Lincolnshire East CCG raises awareness for Tinnitus Week

Health news. Photo: Shutterstock
Health news. Photo: Shutterstock

Lincolnshire East CCG is raising awareness of tinnitus during Tinnitus Week, which runs from February 5-11.

Tinnitus is the term for, or hearing sounds that, come from inside your body, rather than from an outside source.

It’s often described as “ringing in the ears”, although several sounds can be heard, including buzzing, humming, grinding, hissing or whistling.

Some people may hear sounds similar to music or singing, and others hear noises that beat in time with their pulse (pulsatile tinnitus). Patients may also notice that their hearing is not as good as it used to be or they become more sensitive to everyday sounds.

Tinnitus is rarely a sign of a serious underlying condition. For some people it may come and go and only be a minor irritation.

However, it can sometimes be continuous and have a significant impact on everyday life. Severe cases can be very distressing, affect concentration, and cause problems such as difficulty sleeping and depression.

Stephen Baird, GP and Chair of NHS Lincolnshire East CCG said: “In many cases, tinnitus will get better gradually over time. But it’s important to seek medical advice to see if an underlying cause can be found and treated, and to help you find ways to cope with the problem.

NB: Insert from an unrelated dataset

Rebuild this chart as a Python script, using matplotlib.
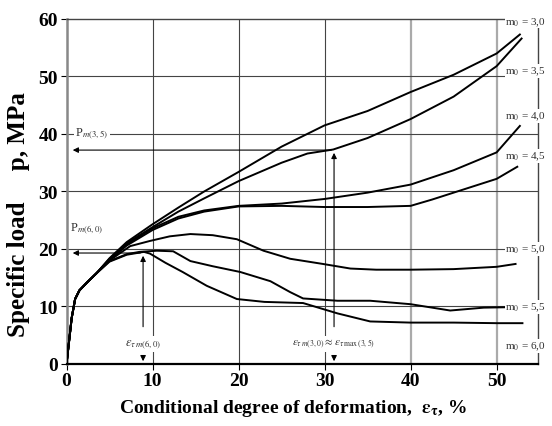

“You should see your GP if you continually or regularly hear sounds such as buzzing, ringing or humming in your ears.

“Your GP can examine your ears to see if the problem might be caused by a condition they could easily treat, such as an ear infection or earwax build-up.”

Tinnitus can develop gradually over time or occur suddenly. It’s not clear exactly why it happens, but it often occurs along with some degree of hearing loss.

Tinnitus is often associated with: age-related hearing loss, inner ear damage caused by repeated exposure to loud noises, an earwax build-up, a middle ear infection, Menieres disease (a condition that also causes hearing loss and vertigo) or otosclerosis (an inherited condition where an abnormal bone growth in the middle ear causes hearing loss).

Tinnitus can affect people of all ages, including children, but is more common in people aged over 65.

There’s currently no single treatment for tinnitus that works for everyone. However, research to find an effective treatment is continuing.